Assume a 32-bit write-only register resides in a black box module. As a silicon validation engineer, you have write access to the register through the 32-bit configuration bus, but you do not have read access. Instead, you know what is the bit-XOR value of all 32 bits from the black box. If there is a random bit of the register that has a stuck-at fault, how can you identify which bit has the fault?

**Linear Search**

The simplest approach is the linear search. In the 1st step, you can write 32’h0000_0001 to the register and get the bit-XOR value, and then write 32’h0000_0000 and get the bit-XOR value again. All possible read values are shown in the table below:

Write value | Bit-XOR value w/o stuck-at fault | Bit-XOR value when bit[0] is stuck@0 | Bit-XOR value when bit[0] is Stuck@1 | Bit-XOR value when bit[31:1] has stuck@0 fault | Bit-XOR value when bit[31:1] has stuck@1 fault |

32’h0000_0001 | 1 | 0 | 1 | 1 | 0 |

32’h0000_0000 | 0 | 0 | 1 | 0 | 1 |

If other bits has stuck-at fault, the bit-XOR value is either 1/0 or 0/1. Obviously, if we get 0/0 bit-XOR value from the black box, bit[0] has stuck@0 fault; if we get 1/1 bit-XOR value from the black box, bit[0] has stuck@1 fault.

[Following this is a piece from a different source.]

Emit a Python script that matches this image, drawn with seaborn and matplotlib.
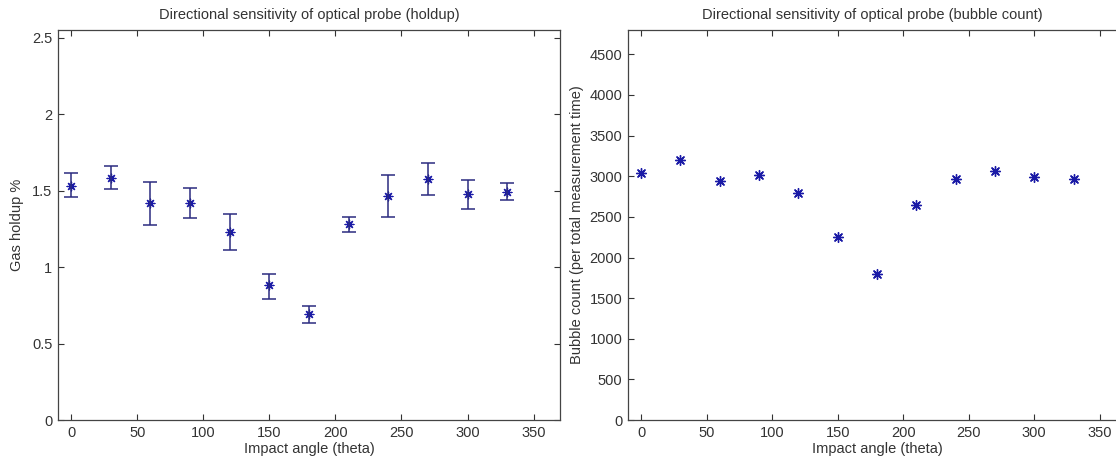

We can repeat this process to check the remaining bits. Thus in total, we will need 32 x 2 = 64 patterns to check the stuck-at fault in the worst case scenario.

**Binary Search**

Although intuitive, linear search takes too many iterations to get the final results in the worst case. An optimized solution is to use binary search.

In the 1st step, you can write 32’hFFFF_FFFF to the register and get the bit-XOR value, and then write 32’hFFFF_0000 and get the bit-XOR value again. All possible read values are shown in the table below:

Write value | Bit-XOR value w/o stuck-at fault | Bit-XOR value when bit[15:0] has stuck@0 | Bit-XOR value when bit[15:0] has Stuck@1 | Bit-XOR value when bit[31:16] has stuck@0 fault | Bit-XOR value when bit[31:16] has stuck@1 fault |

32’hFFFF_FFFF | 0 | 1 | 0 | 1 | 0 |

32’hFFFF_0000 | 0 | 0 | 1 | 1 | 0 |

If bit[31:16] has stuck-at fault, the bit-XOR value is either 1/1 or 0/0, then we shall continue to binary search for bit[31:16].

If we get 1/0 bit-XOR value from the black box, bit[15:0] has stuck@0 fault; if we get 0/1 bit-XOR value from the black box, bit[15:0] has stuck@1 fault. Either case, we shall continue to binary search for bit [15:0].

In 2nd step, the search range is cut in half. Obviously, we will need to log2(32) = 5 steps, and 5 x 2 = 10 patterns to check the stuck-at fault in the worst case scenario.

As you can see, the binary search method greatly improves the iteration time and number of patterns required.

seems there doesn’t need x2 patterns in 2nd-5th step. because in first step the stuck type is already known.